Financial Resolution – Paying Off Debt – Alliance Times-Herald
What are the most common financial resolutions? Save more money, pay off debt and spend less. These are all important goals to help anyone achieve financial security. This week we plan to pay off the debt.
Most people at some point in their lives struggle with managing their finances, and this is especially true for those who live in poverty and have limited resources.
We use debt, or credit, to pay for certain things. We have mortgages for our homes, we take out loans for vehicles, or we use credit cards to buy things. Debt isn’t bad unless we let it get out of hand.
Credit is the ability of a person to obtain goods or services before payment, based on the confidence that payment will be made in the future. Debt is something, usually money, that is owed to others.
Last week, NerdWallet released the results of its 2021 US Household Credit Card Debt Study. They found that credit card debt was down, but total debt had increased over the past 12 months. The cost of living is rising faster than household incomes. More than a third of Americans (35%) say their household financial situation has deteriorated in the past 12 months. For households earning less than $50,000 a year, 47% say their situation is worse than a year ago.
The total debt owed by the average American household is now $155,622. This debt can include mortgages, home equity lines of credit, car loans, credit cards, student loans and other household debt, according to the Federal Reserve Bank of New York.
Having debt often creates financial hardship for families. You have to pay interest and possibly additional fees. If you are past due or late with your payments, these interest rates increase and additional charges are added. You also damage your credit score and have to pay more for credit in the future.
The debt that is so high that it needs to be controlled is our credit card debt. An outstanding balance on a credit card can have an interest rate of between 18% and 39%, rates much higher than what you would pay for a bank loan. Americans with credit card debt (which accounts for about half of those with cards) owe a total of $6,006! (That’s a 14% drop from last year.)
How can you pay off your debt? Maybe you could take out a loan and pay it all back, then make monthly payments on that loan, which charges a lower interest rate. If your credit is sufficient, you can subscribe to a balance transfer card which offers you an interest-free period. You move all your debts from your other cards and then work on paying off the new card. Don’t wait for the end of the interest-free period!
If you choose to work with the credit you currently have, you have two options for paying off that debt: high-interest loans or cards first, or small debts first.
Make a list of all your loans. Include
◦ To whom or where you owe money
◦ Type of loan (mortgage, car, student, credit card, etc.)
◦ Amount Due
◦ Interest rate paid
◦ Minimum monthly payment
Sort them from highest interest to lowest interest.
If you choose to pay off the highest-interest debt first, make the minimum monthly payments on the lowest-interest loans, like your mortgage or car loan. Use any extra money you have to pay off the highest interest loan. This will likely be a credit card or payday loan. When paid, you must close this account. Then apply the amount you were paying on the next highest interest debt until it is paid off.

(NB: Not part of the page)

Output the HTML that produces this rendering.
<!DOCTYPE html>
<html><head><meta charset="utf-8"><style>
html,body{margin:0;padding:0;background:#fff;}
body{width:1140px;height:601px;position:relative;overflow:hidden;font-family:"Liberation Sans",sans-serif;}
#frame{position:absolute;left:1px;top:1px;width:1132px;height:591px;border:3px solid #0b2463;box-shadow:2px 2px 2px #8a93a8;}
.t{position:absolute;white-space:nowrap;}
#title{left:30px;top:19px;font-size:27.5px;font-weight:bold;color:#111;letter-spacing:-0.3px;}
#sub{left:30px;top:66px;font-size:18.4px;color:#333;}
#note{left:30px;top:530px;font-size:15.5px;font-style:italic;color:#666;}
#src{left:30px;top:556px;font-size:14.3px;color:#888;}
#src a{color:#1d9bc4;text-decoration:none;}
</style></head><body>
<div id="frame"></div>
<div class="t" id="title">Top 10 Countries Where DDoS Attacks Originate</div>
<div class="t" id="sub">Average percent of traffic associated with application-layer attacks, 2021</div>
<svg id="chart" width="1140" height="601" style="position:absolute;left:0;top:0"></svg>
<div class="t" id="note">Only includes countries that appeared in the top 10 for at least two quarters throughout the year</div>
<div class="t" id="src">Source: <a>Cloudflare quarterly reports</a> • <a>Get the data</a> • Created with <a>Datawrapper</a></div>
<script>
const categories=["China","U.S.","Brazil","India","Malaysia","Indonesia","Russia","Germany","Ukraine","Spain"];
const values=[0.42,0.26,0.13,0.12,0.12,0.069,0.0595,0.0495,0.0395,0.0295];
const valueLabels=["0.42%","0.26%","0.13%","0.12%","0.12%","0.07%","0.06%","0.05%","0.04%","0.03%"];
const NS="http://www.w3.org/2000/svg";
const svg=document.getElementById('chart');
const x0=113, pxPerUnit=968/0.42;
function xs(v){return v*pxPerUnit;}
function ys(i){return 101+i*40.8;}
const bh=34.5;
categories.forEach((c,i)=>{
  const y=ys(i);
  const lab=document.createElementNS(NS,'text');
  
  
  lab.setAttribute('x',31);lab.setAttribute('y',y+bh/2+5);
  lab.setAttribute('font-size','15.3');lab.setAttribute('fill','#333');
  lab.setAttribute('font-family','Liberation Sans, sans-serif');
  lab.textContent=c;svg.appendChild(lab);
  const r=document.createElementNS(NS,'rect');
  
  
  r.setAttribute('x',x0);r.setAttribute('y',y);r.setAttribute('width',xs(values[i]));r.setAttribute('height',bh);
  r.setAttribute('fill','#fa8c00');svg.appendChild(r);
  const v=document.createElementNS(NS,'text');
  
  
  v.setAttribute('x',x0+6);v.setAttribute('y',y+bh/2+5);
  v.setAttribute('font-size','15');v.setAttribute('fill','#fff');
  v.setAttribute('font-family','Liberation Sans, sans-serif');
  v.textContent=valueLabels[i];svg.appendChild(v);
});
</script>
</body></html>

Another strategy that many people use is called the snowball method. Pay more on the card or debt with the lowest balance, and the minimum on everything else. Close this account. Then make larger payments to the card with the next lowest balance, continuing until you are debt free.
Remember that these strategies will only work if you stop using these credit cards! Or at least only charge small amounts that can be paid in full each month.
Let’s say you have a credit card balance of $2,000 and a minimum monthly payment of $30. If you only pay the minimum, it will cost you over $4,400 in interest and take you about 18 years to pay it off. Doubling the payment to $60 would take four years to pay off. You would save about 14 years and over $3,600 in interest.
It’s time to create a SMART goal! A SMART objective is Specific, Measurable, Achievable, Realistic and Time-bound. Remember to prioritize, focus on one goal, and then break it down into smaller, manageable pieces. You might be able to pay an extra $15 a month on a credit card until your balance is down to zero. Is it worth it!